JPMorgan Bounces Back, Recruits $1.6 Bln Morgan Stanley Team in New York City
J.P. Morgan Securities has lured its second team of big producers in a month from Morgan Stanley’s East 52nd Street complex in midtown Manhattan, belying a long-term trend of erosion at the former Bear Stearns brokerage franchise that J.P. Morgan inherited.
Robert S. Gilman and eight brokers and sales associates who joined the J.P. Morgan unit on Wednesday morning were managing about $1.6 billion of retail client assets at Morgan Stanley, a J.P. Morgan spokeswoman said. The team generates over $5 million in annual production, according to a source familiar with his practice.
Gilman, who joined Morgan Stanley in 2007 following seven years at UBS Financial Services, said he was not authorized by the bank to comment on his move but suggested that his production was considerably higher. His former webpage at Morgan Stanley, where he was a managing director, said he advised “some of the firm’s most valuable clients” in Manhattan and East Hampton.

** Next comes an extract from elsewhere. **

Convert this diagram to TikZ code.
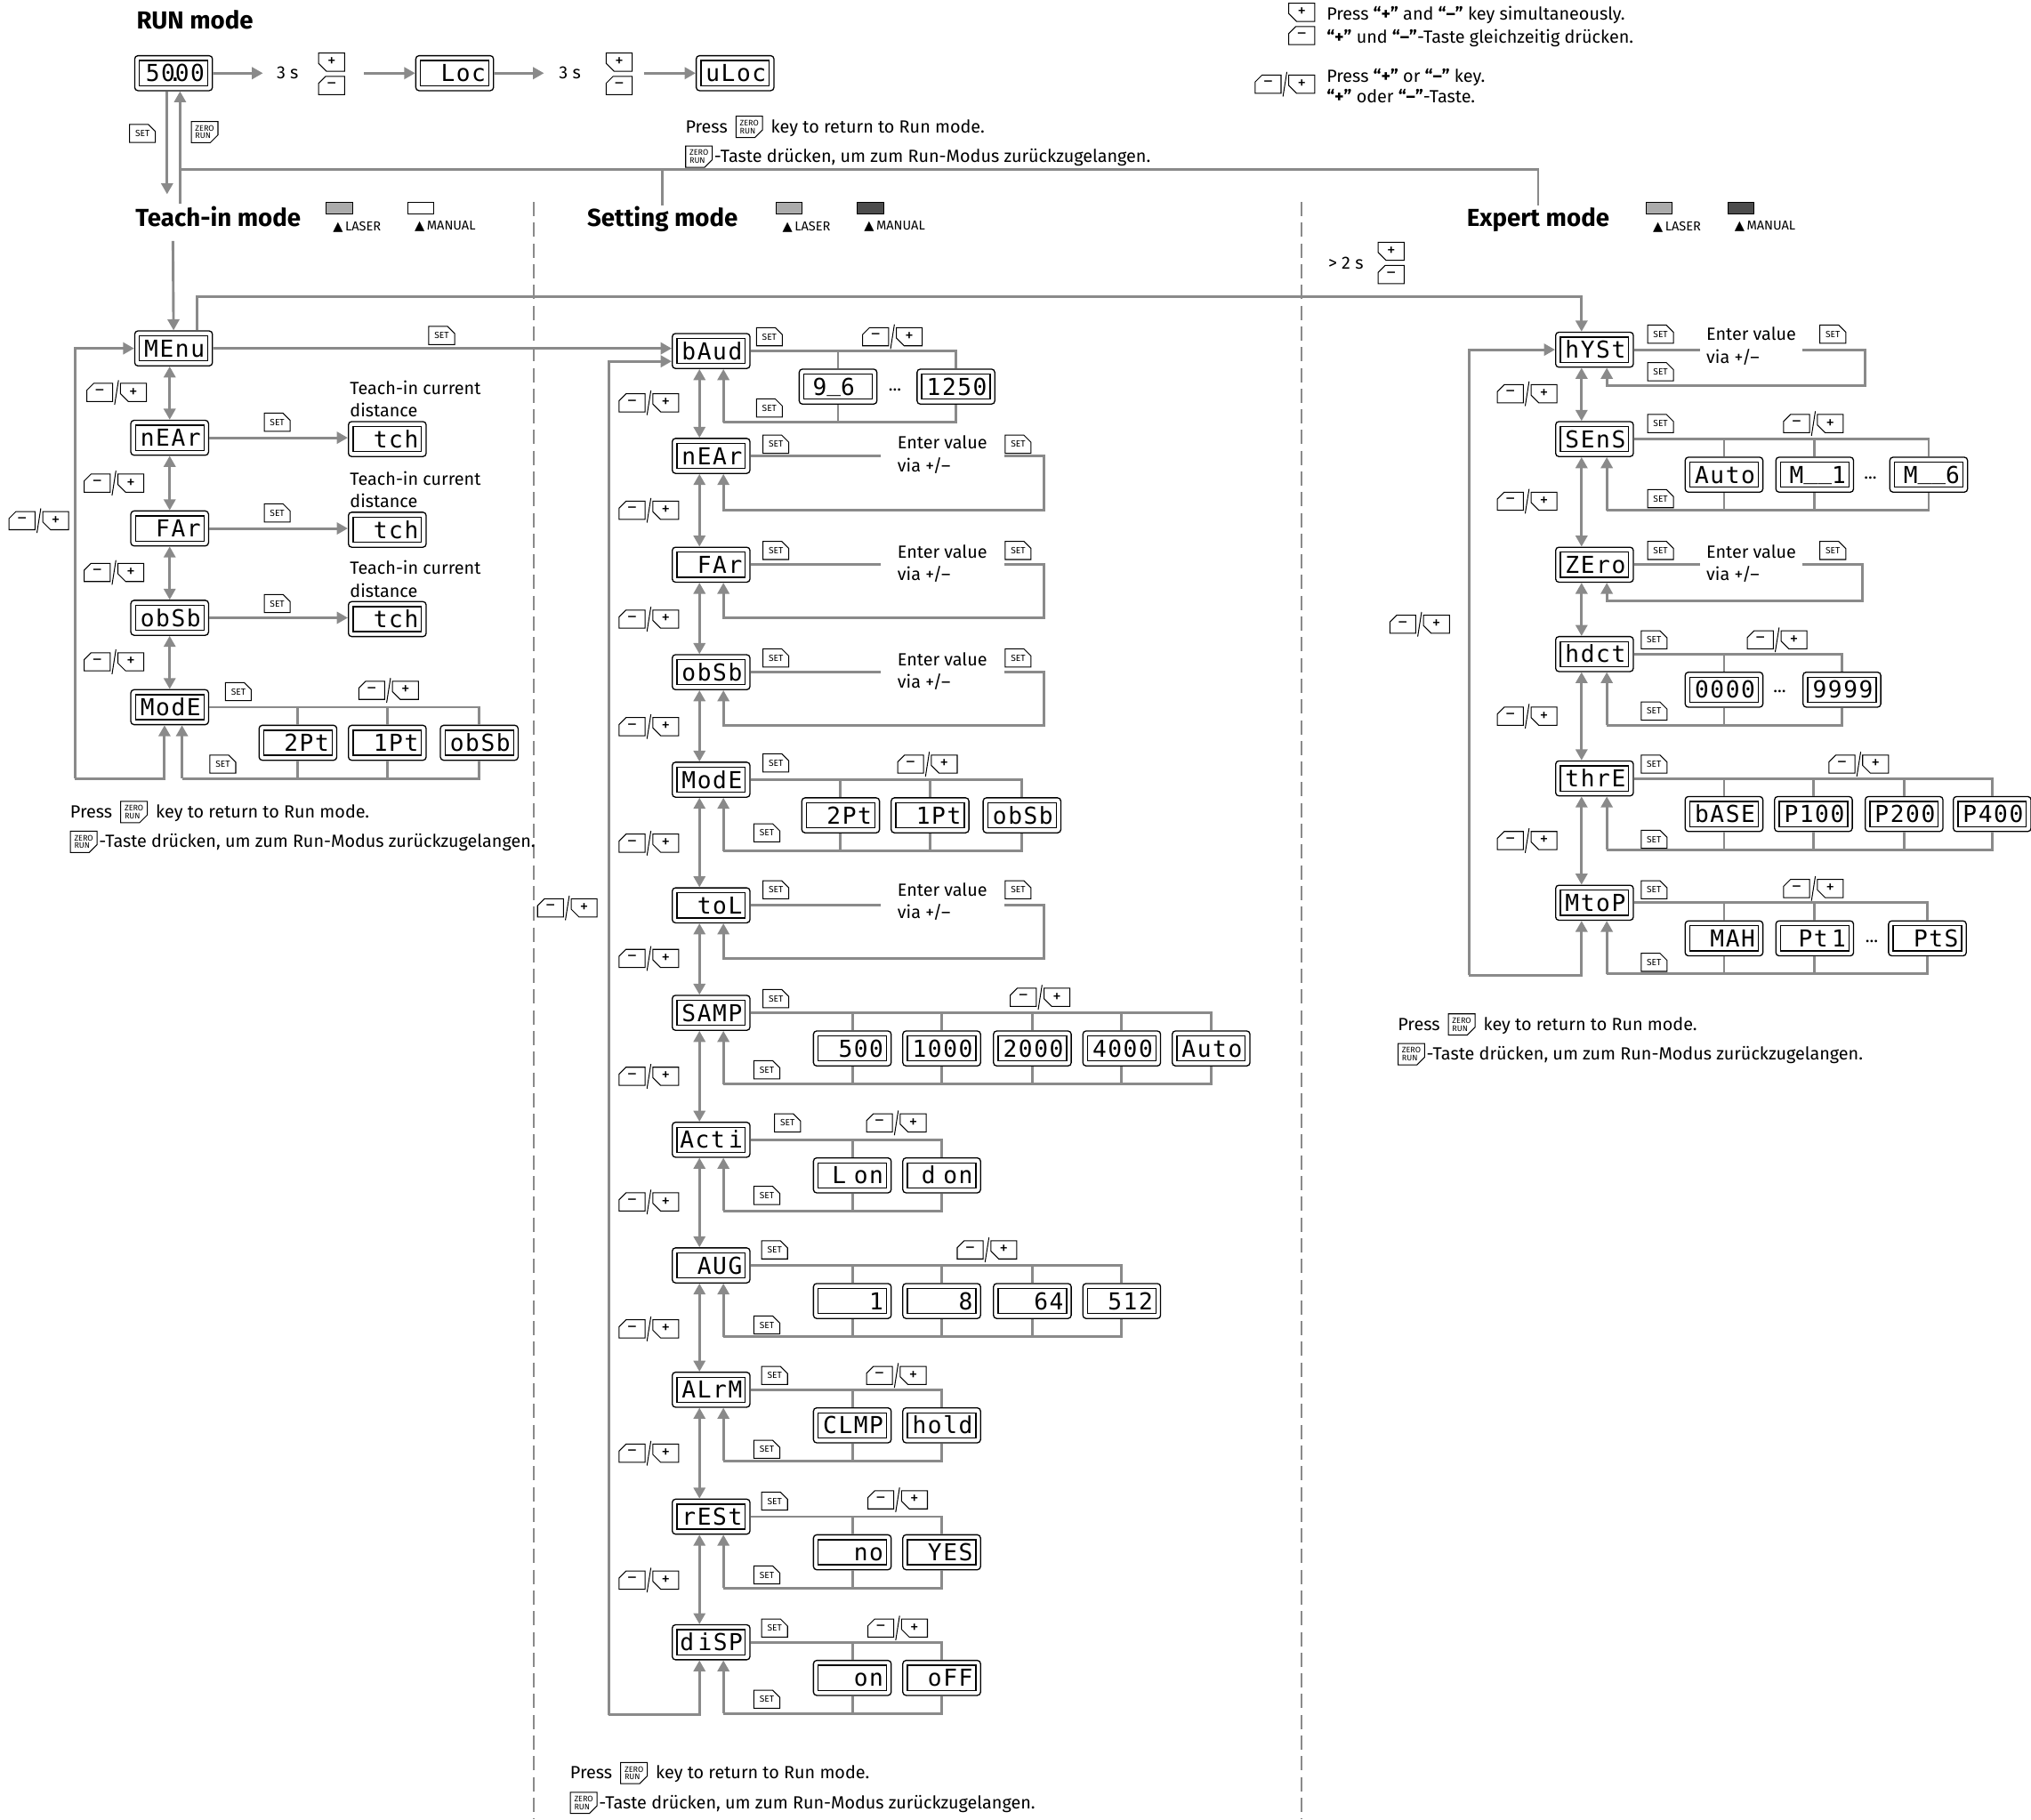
\documentclass[tikz,border=0pt]{standalone}
\usepackage{fontspec}
\setmainfont{Fira Sans}
\newfontfamily\lcdfont[LetterSpace=6]{DejaVu Sans Mono}
\newfontfamily\symfont{DejaVu Sans}
\usetikzlibrary{arrows.meta,positioning,shapes.misc}
\definecolor{wirecol}{HTML}{8A8A8A}
\newcommand\lcdbar{\raisebox{3pt}{\_}}

\tikzset{
    % Connectors
    wire/.style={draw=wirecol, line width=2pt},
    arrow/.style={wire, -{Triangle[length=8.5pt,width=9pt]}},
    both/.style={wire, {Triangle[length=8.5pt,width=9pt]}-{Triangle[length=8.5pt,width=9pt]}},
    divider/.style={draw=wirecol, line width=1.3pt, dash pattern=on 11pt off 5pt},
    % Display with its inner frame
    lcd/.style={draw, rounded corners=2.5pt, line width=.9pt, minimum width=60pt, minimum height=27pt,
        inner sep=0pt, text width=48pt, align=right, text height=13.1pt, text depth=0pt,
        font=\lcdfont\fontsize{18}{18}\selectfont,
        path picture={\draw[sharp corners, line width=.9pt]
            ([xshift=3.6pt,yshift=-3.8pt]path picture bounding box.north west) rectangle
            ([xshift=-3.6pt,yshift=3.8pt]path picture bounding box.south east);}},
    % Keys
    keybox/.style={draw, line width=.7pt, chamfered rectangle, chamfered rectangle sep=3pt,
        minimum width=20pt, minimum height=14pt, inner sep=0pt},
    plus/.style={keybox, chamfered rectangle corners=south west, font=\fontsize{13}{13}\selectfont},
    minus/.style={keybox, chamfered rectangle corners=north west, font=\fontsize{13}{13}\selectfont},
    setkey/.style={keybox, chamfered rectangle corners=north east, font=\fontsize{7}{7}\selectfont},
    zerokey/.style={keybox, chamfered rectangle corners=south east, align=left,
        font=\fontsize{6.2}{6}\selectfont},
    % Text
    heading/.style={inner sep=2pt, text height=14pt, text depth=0pt, font=\bfseries\fontsize{19}{19}\selectfont},
    txt/.style={inner sep=0pt, align=left, font=\fontsize{13.6}{17.5}\selectfont},
    line/.style={txt, text height=11pt, text depth=2pt},
    swatch/.style={draw, line width=.6pt, minimum width=20pt, minimum height=9pt, inner sep=0pt},
    legtxt/.style={inner sep=0pt, font=\fontsize{10}{10}\selectfont}
}

% pair of keys side by side
\newcommand\keypair[3]{
    \node[minus] (#1m) at (#2-13,#3) {--};
    \node[plus] (#1p) at (#2+13,#3) {+};
    \coordinate (#1a) at (#2-1.5,#3+9.5);
    \coordinate (#1b) at (#2+1.5,#3-9.5);
    \draw[line width=.7pt] (#1a) -- (#1b);
}
% pair of keys stacked
\newcommand\keystack[3]{
    \node[plus] (#1p) at (#2,#3-9) {+};
    \node[minus] (#1m) at (#2,#3+9) {--};
}
% row of choices under a display
\newcommand\optrow[3]{
    \coordinate (#1back) at ([xshift=9.5pt]#1.south |- 0,#2+55);
    \foreach \x/\t in {#3}{
        \node[lcd] (#1-\x) at (\x,#2+27.5) {\t};
        \draw[wire] (#1.east) -| (#1-\x.north);
        \draw[wire] (#1-\x.south) |- (#1back);
    }
    \draw[arrow] (#1back) -- ([xshift=9.5pt]#1.south);
}
% value entered by hand
\newcommand\valrow[6]{
    \node[txt, minimum width=#4pt, inner xsep=0pt] (#1val) at (#3,#2) {\begin{tabular}{@{}l@{}}Enter value\\via +/--\end{tabular}};
    \coordinate (#1turn) at (#5,#6);
    \draw[wire] (#1.east) -- (#1.east -| #1val.west);
    \draw[arrow] (#1.east -| #1val.east) -| (#1turn) -| ([xshift=9.5pt]#1.south);
}
% note about the return key
\newcommand\returnnote[3]{
    \node[line, anchor=west] (#1a) at (#2,#3) {Press};
    \node[zerokey, right=6pt of #1a] (#1k) {ZERO\\RUN};
    \node[line, right=6pt of #1k] (#1b) {key to return to Run mode.};
    \node[zerokey, anchor=west] (#1c) at (#2,#3+23) {ZERO\\RUN};
    \node[line, right=1pt of #1c] (#1d) {-Taste drücken, um zum Run-Modus zurückzugelangen.};
}
\newcommand\legendmark[4]{
    \node[swatch, fill=#3] (#1) at (#2,160.5) {};
    \node[legtxt, anchor=west] (#1txt) at (#2-5,175) {{\symfont\fontsize{10}{10}\selectfont ▲}\,#4};
}

\begin{document}
\begin{tikzpicture}[x=1pt, y=-1pt]
    \useasboundingbox (0,0) rectangle (1568,1404.6);

    % --- Section dividers ---
    \draw[divider] (412,156) -- (412,1404.6);
    \draw[divider] (1005,156) -- (1005,1404.6);

    % --- Headings and legends ---
    \node[heading] (Hrun) at (150.5,15) {RUN mode};
    \node[heading] (Hteach) at (168.5,168) {Teach-in mode};
    \node[heading] (Hset) at (511.5,168) {Setting mode};
    \node[heading] (Hexp) at (1187.5,168) {Expert mode};
    \legendmark{Lta}{262}{black!33}{LASER}
    \legendmark{Ltb}{325}{white}{MANUAL}
    \legendmark{Lsa}{609}{black!33}{LASER}
    \legendmark{Lsb}{672}{black!70}{MANUAL}
    \legendmark{Lea}{1281}{black!33}{LASER}
    \legendmark{Leb}{1344}{black!70}{MANUAL}

    % --- Key legend, top right ---
    \keystack{Kleg}{1005}{18.5}
    \keypair{Klog}{992}{65}
    \node[line, anchor=west] (Ntop1) at (1024,11) {Press \textbf{“+”} and \textbf{“–”} key simultaneously.};
    \node[line, anchor=west] (Ntop2) at (1024,29) {\textbf{“+”} und \textbf{“–”}-Taste gleichzeitig drücken.};
    \node[line, anchor=west] (Ntop3) at (1024,59) {Press \textbf{“+”} or \textbf{“–”} key.};
    \node[line, anchor=west] (Ntop4) at (1024,75) {\textbf{“+”} oder \textbf{“–”}-Taste.};

    % --- RUN mode ---
    \node[lcd] (Rval) at (134,56.5) {50\hbox to 0pt{\hss.\hss}00};
    \node[lcd] (Rloc) at (351,56.5) {Loc};
    \node[lcd] (Rulc) at (567.5,56.5) {uLoc};
    \node[txt] (Rt1) at (222,56) {3 s};
    \node[txt] (Rt2) at (440,56) {3 s};
    \keystack{Kr1}{256}{57}
    \keystack{Kr2}{478}{57}
    \coordinate (Ra) at (281,56.5);
    \coordinate (Rb) at (497,56.5);
    \coordinate (Rc) at (203,56.5);
    \coordinate (Rd) at (420,56.5);
    \draw[arrow] (Rval.east) -- (Rc);
    \draw[arrow] (Ra) -- (Rloc.west);
    \draw[arrow] (Rloc.east) -- (Rd);
    \draw[arrow] (Rb) -- (Rulc.west);
    \node[zerokey] (Rzero) at (158,102) {ZERO\\RUN};
    \coordinate (Rdown) at (129,150);
    \coordinate (Rup) at (139,157);
    \coordinate (Rjoin) at (139,131);
    \draw[arrow] ([xshift=-5pt]Rval.south) -- (Rdown);
    \draw[arrow] (Rup) -- ([xshift=5pt]Rval.south);
    \draw[wire] (Rjoin) -| (Hexp.north);
    \draw[wire] (Rjoin) -| (Hset.north);
    \returnnote{Nr}{529}{98}

    % --- Teach-in mode ---
    \foreach \n/\x/\y/\t in {Tmenu/134/269/MEnu, Tnear/131/338/nEAr, Tfar/131/408/FAr, Tobsb/131/477/obSb, Tmode/131/546/ModE}
        \node[lcd] (\n) at (\x,\y) {\t};
    \coordinate (Tin) at (133.5,186);
    \draw[arrow] (Tin) -- (Tmenu.north);
    \draw[both] (Tmenu.south -| Tnear.south) -- (Tnear.north);
    \foreach \a/\b in {Tnear/Tfar, Tfar/Tobsb, Tobsb/Tmode}
        \draw[both] (\a.south) -- (\b.north);
    \foreach \n/\x/\y in {Tnear/299/339, Tfar/299/409, Tobsb/299/478}{
        \node[lcd] (\n tch) at (\x,\y) {tch};
        \draw[arrow] (\n.east) -- (\n.east -| \n tch.west);
        \node[txt, anchor=west] (\n txt) at (270,\y-31) {Teach-in current\\distance};
    }
    \optrow{Tmode}{546}{230/2Pt, 299/1Pt, 370/obSb}
    \coordinate (Tloop) at (58,601);
    \draw[arrow] (Tloop) |- (Tmenu.west);
    \draw[arrow] (Tloop) -| ([xshift=-4pt]Tmode.south);
    \returnnote{Nt}{54}{627}

    % --- Setting mode ---
    \foreach \n/\y/\t in {Sbaud/271/bAud, Snear/352/nEAr, Sfar/436/FAr, Sobsb/519/obSb, Smode/602/ModE, Stol/699/toL,
        Ssamp/782/SAMP, Sacti/880/Act\,i, Saug/977/AUG, Salrm/1073/ALrM, Srest/1171/rESt, Sdisp/1268/d\,iSP}
        \node[lcd] (\n) at (549,\y) {\t};
    \foreach \a/\b in {Sbaud/Snear, Snear/Sfar, Sfar/Sobsb, Sobsb/Smode, Smode/Stol, Stol/Ssamp,
        Ssamp/Sacti, Sacti/Saug, Saug/Salrm, Salrm/Srest, Srest/Sdisp}
        \draw[both] ([xshift=-9pt]\a.south) -- ([xshift=-9pt]\b.north);
    \draw[arrow] (Tmenu.east) -- (Tmenu.east -| Sbaud.west);
    \optrow{Sbaud}{271}{647/{9\lcdbar 6\kern11pt}, 738/1250}
    \node[txt] (Sdots) at (691,301) {...};
    \valrow{Snear}{352}{727.5}{95}{806}{394}
    \valrow{Sfar}{436}{727.5}{95}{806}{477}
    \valrow{Sobsb}{519}{727.5}{95}{806}{560}
    \optrow{Smode}{602}{649/2Pt, 718/1Pt, 789/obSb}
    \valrow{Stol}{697}{727.5}{95}{806}{740}
    \optrow{Ssamp}{782}{658/500, 727/1000, 797/2000, 866/4000, 935/Auto}
    \optrow{Sacti}{880}{658/L on, 727/d on}
    \optrow{Saug}{977}{658/1, 727/8, 797/64, 866/512}
    \optrow{Salrm}{1073}{658/CLMP, 727/hold}
    \optrow{Srest}{1171}{658/no, 727/YES}
    \optrow{Sdisp}{1268}{658/on, 727/oFF}
    \coordinate (Sloop) at (470,1324);
    \draw[arrow] (Sloop) |- ([yshift=-8pt]Sbaud.west);
    \draw[arrow] (Sloop) -| ([xshift=-9pt]Sdisp.south);
    \returnnote{Ns}{440}{1369}

    % --- Expert mode ---
    \foreach \n/\y/\t in {Ehyst/270/hYSt, Esens/339/SEnS, Ezero/436/ZEro, Ehdct/505/hdct, Ethre/601/thrE, Emtop/697/MtoP}
        \node[lcd] (\n) at (1231,\y) {\t};
    \foreach \a/\b in {Ehyst/Esens, Esens/Ezero, Ezero/Ehdct, Ehdct/Ethre, Ethre/Emtop}
        \draw[both] ([xshift=-10pt]\a.south) -- ([xshift=-10pt]\b.north);
    \coordinate (Ejoin) at (1221,229);
    \draw[arrow] ([xshift=18pt]Tmenu.north) |- (Ejoin) -- ([xshift=-10pt]Ehyst.north);
    \node[txt] (Elong) at (1039,203) {> 2 s};
    \keystack{Ke}{1074}{203}
    \valrow{Ehyst}{268}{1352}{78}{1440}{298}
    \optrow{Esens}{339}{1331/Auto, 1401/M\lcdbar\lcdbar 1, 1489/M\lcdbar\lcdbar 6}
    \node[txt] (Edots1) at (1444,369) {...};
    \valrow{Ezero}{436}{1352}{78}{1438}{464}
    \optrow{Ehdct}{505}{1331/0000, 1422/9999}
    \node[txt] (Edots2) at (1374,534) {...};
    \optrow{Ethre}{601}{1331/bASE, 1400/P100, 1470/P200, 1538/P400}
    \optrow{Emtop}{697}{1331/MAH, 1401/Pt\,1, 1488/PtS}
    \node[txt] (Edots3) at (1445,727) {...};
    \coordinate (Eloop) at (1134,753);
    \draw[arrow] (Eloop) |- (Ehyst.west);
    \draw[arrow] (Eloop) -| ([xshift=-10pt]Emtop.south);
    \returnnote{Ne}{1079}{791}

    % --- SET keys ---
    \foreach \x/\y [count=\i] in {110/103, 341/259, 214/326, 214/396, 214/466, 184/534, 172/590,
        594/260, 594/315, 599/343, 786/343, 599/425, 786/425, 599/508, 786/508, 599/589, 592/643,
        599/687, 786/687, 599/771, 592/826, 608/867, 592/923, 598/965, 592/1023, 598/1062, 592/1119,
        598/1159, 592/1216, 598/1257, 592/1312,
        1282/258, 1415/258, 1282/287, 1282/327, 1282/385, 1282/425, 1415/425, 1277/494, 1277/549,
        1277/590, 1277/648, 1277/687, 1277/743}
        \node[setkey] (set\i) at (\x,\y) {SET};

    % --- Key pairs ---
    \foreach \x/\y [count=\i] in {30/402, 90/303, 88/373, 88/442, 88/511, 300/533,
        438/701, 501/311, 501/394, 501/478, 501/561, 501/651, 501/740, 501/831, 501/928, 501/1026,
        501/1122, 501/1220, 689/260, 716/590, 803/770, 692/867, 762/965, 692/1062, 693/1158, 693/1257,
        1096/482, 1179/304, 1179/387, 1179/553, 1179/649, 1400/327, 1372/494, 1435/590, 1400/686}{
        \keypair{pair\i}{\x}{\y}
    }
\end{tikzpicture}
\end{document}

Two weeks ago, J.P. Morgan Securities hired Scott Seltzer and two client associates from the same Morgan Stanley complex where Gilman had worked. (They were based one floor apart at an East 52nd Street location). Seltzer, an executive director who also had worked at UBS prior to joining Morgan Stanley in June 2010, was managing $350 million in client assets, the J.P. Morgan spokeswoman said.
For J.P. Morgan, the moves follow a string of departures of brokers since it purchased Bear Stearns during the financial crisis. Many who left this year moved to Morgan Stanley and other large broker-dealer competitors.
The new recruits may indicate success with the bank’s decision to dangle all-in signing bonuses that can reach 300% of trailing 12-month production to top-tier producers at a time when wirehouse competitors have retrenched, said a recruiter who declined to be identified because he works with J.P. Morgan Securities.
Joining Gilman at J.P. Morgan are advisors Robert Kushel, Jed. A Morton and David Stanford, along with five sales associates. They report to Mike Lee, a former Smith Barney manager who is J.P. Morgan Securities regional director in metropolitan New York.
J.P. Morgan Securities in March reorganized its wealth management business, shifting the responsibilities of some executives following a series of client-segmentation changes at the broker and its sister private bank.
—Jed Horowitz contributed to this story.